Information supplied:
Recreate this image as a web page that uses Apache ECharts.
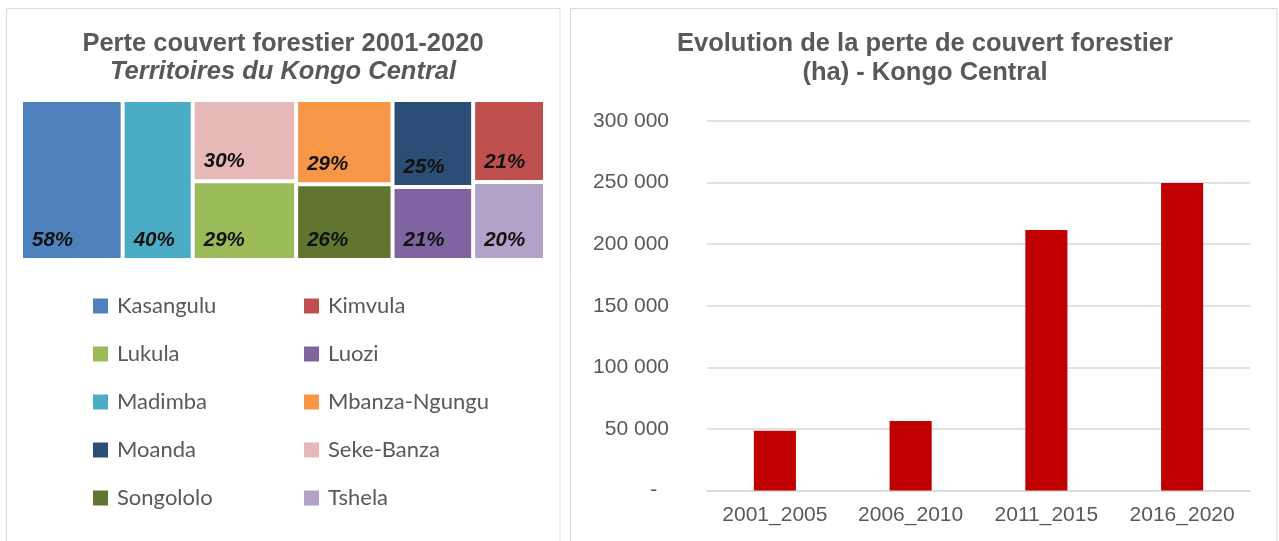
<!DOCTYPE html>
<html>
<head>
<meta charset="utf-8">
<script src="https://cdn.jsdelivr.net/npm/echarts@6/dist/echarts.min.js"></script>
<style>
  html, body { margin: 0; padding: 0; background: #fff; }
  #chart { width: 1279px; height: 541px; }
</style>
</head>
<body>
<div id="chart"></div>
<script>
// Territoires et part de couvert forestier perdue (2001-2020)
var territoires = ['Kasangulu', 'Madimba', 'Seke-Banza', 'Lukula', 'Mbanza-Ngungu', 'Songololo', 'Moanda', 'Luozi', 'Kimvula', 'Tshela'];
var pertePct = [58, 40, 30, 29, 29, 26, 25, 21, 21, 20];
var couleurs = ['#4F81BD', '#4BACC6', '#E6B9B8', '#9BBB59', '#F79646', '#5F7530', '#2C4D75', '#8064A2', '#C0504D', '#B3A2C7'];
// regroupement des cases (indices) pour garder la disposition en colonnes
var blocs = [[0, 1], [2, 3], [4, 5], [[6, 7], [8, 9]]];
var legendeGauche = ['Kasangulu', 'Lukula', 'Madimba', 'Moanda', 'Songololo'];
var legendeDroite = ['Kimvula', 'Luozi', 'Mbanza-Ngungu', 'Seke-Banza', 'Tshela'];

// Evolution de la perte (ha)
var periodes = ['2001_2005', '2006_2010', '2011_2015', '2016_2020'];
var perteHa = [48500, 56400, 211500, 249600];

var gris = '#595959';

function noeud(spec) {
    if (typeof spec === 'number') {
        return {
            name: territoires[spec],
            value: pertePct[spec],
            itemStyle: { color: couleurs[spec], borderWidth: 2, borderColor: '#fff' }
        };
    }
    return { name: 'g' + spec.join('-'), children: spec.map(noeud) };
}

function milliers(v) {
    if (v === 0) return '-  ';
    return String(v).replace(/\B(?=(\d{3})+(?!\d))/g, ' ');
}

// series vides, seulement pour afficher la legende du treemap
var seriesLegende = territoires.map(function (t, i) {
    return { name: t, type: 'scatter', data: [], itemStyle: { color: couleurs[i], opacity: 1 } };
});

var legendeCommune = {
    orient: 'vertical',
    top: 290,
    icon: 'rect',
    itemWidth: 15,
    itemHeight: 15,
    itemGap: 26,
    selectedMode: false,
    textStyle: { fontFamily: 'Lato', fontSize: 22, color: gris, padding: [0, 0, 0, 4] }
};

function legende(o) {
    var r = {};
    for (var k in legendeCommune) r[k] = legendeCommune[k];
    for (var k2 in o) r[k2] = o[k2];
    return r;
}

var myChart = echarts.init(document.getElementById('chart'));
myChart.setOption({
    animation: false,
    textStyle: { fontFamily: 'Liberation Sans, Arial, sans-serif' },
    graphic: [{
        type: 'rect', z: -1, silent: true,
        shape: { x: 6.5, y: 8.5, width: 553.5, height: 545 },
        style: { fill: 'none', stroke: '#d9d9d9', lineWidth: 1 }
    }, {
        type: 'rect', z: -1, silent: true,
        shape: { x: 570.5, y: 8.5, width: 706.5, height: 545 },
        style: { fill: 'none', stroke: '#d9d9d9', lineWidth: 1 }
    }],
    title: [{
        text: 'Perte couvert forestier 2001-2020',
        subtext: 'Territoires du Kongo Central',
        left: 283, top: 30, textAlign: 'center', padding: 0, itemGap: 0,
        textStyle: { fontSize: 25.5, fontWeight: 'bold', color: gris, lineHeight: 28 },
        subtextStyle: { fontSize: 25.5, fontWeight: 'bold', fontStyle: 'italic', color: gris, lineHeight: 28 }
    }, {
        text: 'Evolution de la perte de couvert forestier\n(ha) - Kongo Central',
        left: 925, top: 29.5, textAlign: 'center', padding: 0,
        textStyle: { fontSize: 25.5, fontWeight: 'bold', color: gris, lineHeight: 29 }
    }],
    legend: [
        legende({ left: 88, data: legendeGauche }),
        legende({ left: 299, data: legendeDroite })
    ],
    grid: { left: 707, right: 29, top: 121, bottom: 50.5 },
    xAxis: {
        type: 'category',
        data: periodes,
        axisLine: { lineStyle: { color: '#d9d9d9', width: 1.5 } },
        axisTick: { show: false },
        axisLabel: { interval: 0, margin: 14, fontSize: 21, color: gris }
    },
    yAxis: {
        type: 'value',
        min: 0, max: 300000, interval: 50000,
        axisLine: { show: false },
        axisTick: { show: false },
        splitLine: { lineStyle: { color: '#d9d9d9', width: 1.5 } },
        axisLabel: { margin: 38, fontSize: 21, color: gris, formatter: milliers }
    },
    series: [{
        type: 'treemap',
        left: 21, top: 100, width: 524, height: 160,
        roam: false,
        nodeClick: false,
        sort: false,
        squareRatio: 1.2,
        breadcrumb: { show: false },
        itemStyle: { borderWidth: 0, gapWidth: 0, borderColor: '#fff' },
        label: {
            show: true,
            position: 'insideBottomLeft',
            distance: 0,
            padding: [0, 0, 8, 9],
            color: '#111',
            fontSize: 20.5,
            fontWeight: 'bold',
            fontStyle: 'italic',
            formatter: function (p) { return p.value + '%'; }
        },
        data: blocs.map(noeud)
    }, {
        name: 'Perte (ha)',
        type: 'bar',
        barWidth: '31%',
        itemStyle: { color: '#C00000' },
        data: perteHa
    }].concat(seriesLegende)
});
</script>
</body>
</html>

Task goal: All of the material above should be reproduced exactly, except the pictures.

Completed task:
Recreate this image as a web page that uses Apache ECharts.
<!DOCTYPE html>
<html>
<head>
<meta charset="utf-8">
<script src="https://cdn.jsdelivr.net/npm/echarts@6/dist/echarts.min.js"></script>
<style>
  html, body { margin: 0; padding: 0; background: #fff; }
  #chart { width: 1279px; height: 541px; }
</style>
</head>
<body>
<div id="chart"></div>
<script>
// Territoires et part de couvert forestier perdue (2001-2020)
var territoires = ['Kasangulu', 'Madimba', 'Seke-Banza', 'Lukula', 'Mbanza-Ngungu', 'Songololo', 'Moanda', 'Luozi', 'Kimvula', 'Tshela'];
var pertePct = [58, 40, 30, 29, 29, 26, 25, 21, 21, 20];
var couleurs = ['#4F81BD', '#4BACC6', '#E6B9B8', '#9BBB59', '#F79646', '#5F7530', '#2C4D75', '#8064A2', '#C0504D', '#B3A2C7'];
// regroupement des cases (indices) pour garder la disposition en colonnes
var blocs = [[0, 1], [2, 3], [4, 5], [[6, 7], [8, 9]]];
var legendeGauche = ['Kasangulu', 'Lukula', 'Madimba', 'Moanda', 'Songololo'];
var legendeDroite = ['Kimvula', 'Luozi', 'Mbanza-Ngungu', 'Seke-Banza', 'Tshela'];

// Evolution de la perte (ha)
var periodes = ['2001_2005', '2006_2010', '2011_2015', '2016_2020'];
var perteHa = [48500, 56400, 211500, 249600];

var gris = '#595959';

function noeud(spec) {
    if (typeof spec === 'number') {
        return {
            name: territoires[spec],
            value: pertePct[spec],
            itemStyle: { color: couleurs[spec], borderWidth: 2, borderColor: '#fff' }
        };
    }
    return { name: 'g' + spec.join('-'), children: spec.map(noeud) };
}

function milliers(v) {
    if (v === 0) return '-  ';
    return String(v).replace(/\B(?=(\d{3})+(?!\d))/g, ' ');
}

// series vides, seulement pour afficher la legende du treemap
var seriesLegende = territoires.map(function (t, i) {
    return { name: t, type: 'scatter', data: [], itemStyle: { color: couleurs[i], opacity: 1 } };
});

var legendeCommune = {
    orient: 'vertical',
    top: 290,
    icon: 'rect',
    itemWidth: 15,
    itemHeight: 15,
    itemGap: 26,
    selectedMode: false,
    textStyle: { fontFamily: 'Lato', fontSize: 22, color: gris, padding: [0, 0, 0, 4] }
};

function legende(o) {
    var r = {};
    for (var k in legendeCommune) r[k] = legendeCommune[k];
    for (var k2 in o) r[k2] = o[k2];
    return r;
}

var myChart = echarts.init(document.getElementById('chart'));
myChart.setOption({
    animation: false,
    textStyle: { fontFamily: 'Liberation Sans, Arial, sans-serif' },
    graphic: [{
        type: 'rect', z: -1, silent: true,
        shape: { x: 6.5, y: 8.5, width: 553.5, height: 545 },
        style: { fill: 'none', stroke: '#d9d9d9', lineWidth: 1 }
    }, {
        type: 'rect', z: -1, silent: true,
        shape: { x: 570.5, y: 8.5, width: 706.5, height: 545 },
        style: { fill: 'none', stroke: '#d9d9d9', lineWidth: 1 }
    }],
    title: [{
        text: 'Perte couvert forestier 2001-2020',
        subtext: 'Territoires du Kongo Central',
        left: 283, top: 30, textAlign: 'center', padding: 0, itemGap: 0,
        textStyle: { fontSize: 25.5, fontWeight: 'bold', color: gris, lineHeight: 28 },
        subtextStyle: { fontSize: 25.5, fontWeight: 'bold', fontStyle: 'italic', color: gris, lineHeight: 28 }
    }, {
        text: 'Evolution de la perte de couvert forestier\n(ha) - Kongo Central',
        left: 925, top: 29.5, textAlign: 'center', padding: 0,
        textStyle: { fontSize: 25.5, fontWeight: 'bold', color: gris, lineHeight: 29 }
    }],
    legend: [
        legende({ left: 88, data: legendeGauche }),
        legende({ left: 299, data: legendeDroite })
    ],
    grid: { left: 707, right: 29, top: 121, bottom: 50.5 },
    xAxis: {
        type: 'category',
        data: periodes,
        axisLine: { lineStyle: { color: '#d9d9d9', width: 1.5 } },
        axisTick: { show: false },
        axisLabel: { interval: 0, margin: 14, fontSize: 21, color: gris }
    },
    yAxis: {
        type: 'value',
        min: 0, max: 300000, interval: 50000,
        axisLine: { show: false },
        axisTick: { show: false },
        splitLine: { lineStyle: { color: '#d9d9d9', width: 1.5 } },
        axisLabel: { margin: 38, fontSize: 21, color: gris, formatter: milliers }
    },
    series: [{
        type: 'treemap',
        left: 21, top: 100, width: 524, height: 160,
        roam: false,
        nodeClick: false,
        sort: false,
        squareRatio: 1.2,
        breadcrumb: { show: false },
        itemStyle: { borderWidth: 0, gapWidth: 0, borderColor: '#fff' },
        label: {
            show: true,
            position: 'insideBottomLeft',
            distance: 0,
            padding: [0, 0, 8, 9],
            color: '#111',
            fontSize: 20.5,
            fontWeight: 'bold',
            fontStyle: 'italic',
            formatter: function (p) { return p.value + '%'; }
        },
        data: blocs.map(noeud)
    }, {
        name: 'Perte (ha)',
        type: 'bar',
        barWidth: '31%',
        itemStyle: { color: '#C00000' },
        data: perteHa
    }].concat(seriesLegende)
});
</script>
</body>
</html>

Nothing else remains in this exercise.